Coming from Jacques Audiard, director of the excellent-if-choppy RUST AND BONE and 2015 TAKE ONE Award winner DHEEPAN, THE SISTERS BROTHERS is the latest in a line of revival Westerns to take a slightly different approach to the genre. An uneven tone robs the film of a bit of momentum and coherence, but the lead performances and Audiard’s proven visual skill mean it never falls out of the saddle.
John C Reilly and Joaquin Phoenix play the Sisters Brothers, Eli and Charlie respectively (two brothers, surname Sisters, for all the budding apostrophe detectives out there). Working for Oregon City crime lord The Commodore (a briefly menacing Rutger Hauer), they are tasked with taking down chemist Hermann Warm (Riz Ahmed). The more ‘refined ‘John Morris (Jake Gyllenhaal) is sent ahead of them to do the detective work, rather than the gunslinging and physical battery that is the brothers’ speciality. The interactions of these characters against the backdrop of gold-rush America (Warm apparently has a chemical formula for divining it) drive much of the interest, as they chase each other across the American West.
THE SISTERS BROTHERS certainly starts with a bang, both literal and in a metaphorical sense, with visually impressive start. A long shot of a cabin against the cerulean sky and a pitch black foreground is brutally and quickly illuminated by the gunfire of the Sisters brothers taking out yet another target for The Commodore. It’s a striking image and one that the film probably doesn’t better, but the film shifts primarily to the characters, using Audiard’s imagery as more of a supporting player than a showy lead.
“John C Reilly plays Eli with the exact sort of everyman incredulity that one would hope for him in the role. An elongated vowel of disbelief here, a slight slump of the shoulders there.”
John C Reilly plays Eli with the exact sort of everyman incredulity that one would hope for him in the role. A palpable frustration with the continuing drunken violent antics of his brother are delivered with a sardonic weariness that conveys years of this in off-screen history. An elongated vowel of disbelief here, a slight slump of the shoulders there. Phoenix is as engaging as ever, and Audiard has immense enjoyment placing his concentrated and threatening face under moonlight and in all varieties of situations. Gyllenhaal, although more gentile, conveys a contempt for the more coarse brothers with grins and raised eyebrows. Riz Ahmed arguable has the hardest job as Hermann Warm, showing he must get by with the help of more brutal men to protect his intellectual gifts.
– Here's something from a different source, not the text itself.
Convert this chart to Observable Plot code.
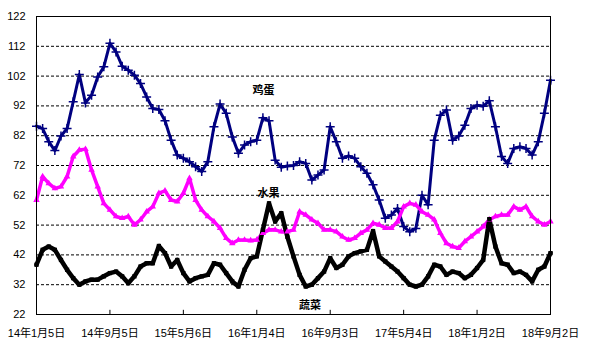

If there are any complaints, then – despite the period setting and, perhaps, the source material providing some cover – the film is hilariously male-dominated. Allison Tolman is utterly wasted in a brief nameless role, playing a prostitute used as a cipher to display Eli’s warmer core. It is not a scene that is really needed, given the performance of Reilly elsewhere, and although Tolman’s role (an actor with such skill shown in the Fargo TV series) is hardly in a place to be expanded, it is symbolic of this aspect of the film. The coda (again featuring a woman in a bit-part role) feels a little tacked on, perhaps bringing a piece of the story beyond full circle.
“Audiard seems a strange fit for this adaptation of Patrick DeWitt’s novel, but his visual skills mean the film is elevated above a mere rat-a-tat between leads.”
Described as dark comedy, the laughs come mainly from the character interplay, with Coen-esque sounding names and mannerisms. Having said that, there is a bit of further substance amongst the sniping. Hermann Warm dreams of a society that operates “in the absence of profit”, and instead focuses on “its spiritual development”. There is an irony, therefore, that he is undone by the assistance of the very men whose greed drives his desire to establish such a community. The brothers attempts to either get out of this life or better themselves, and nearly killing themselves getting there, highlights the corrosive effect of the lust for more in American society (particularly during this period). Eli’s horse is the metaphorical vessel for this element of the film’s thematic drives. When confronted with gold-rush-era San Francisco, Charlie is not blown away by the city’s atmosphere or development, merely by what he could get away with in its urban anonymity.
THE SISTERS BROTHERS never quite makes you sit up in wide-eyed engagement with the screen. It is, however, held together by the lead performances – all varying shades of humour, wit, arrogance, longing, and optimism. Audiard seems a strange fit for this adaptation of Patrick DeWitt’s novel, but his visual skills mean the film is elevated above a mere rat-a-tat between leads. It is slightly ill-fitting suit of great materials he has tailored, but inside is an enjoyable yarn and captivating characters.
THE SISTERS BROTHERS screens again at Glasgow Film Festival on Saturday February 23rd.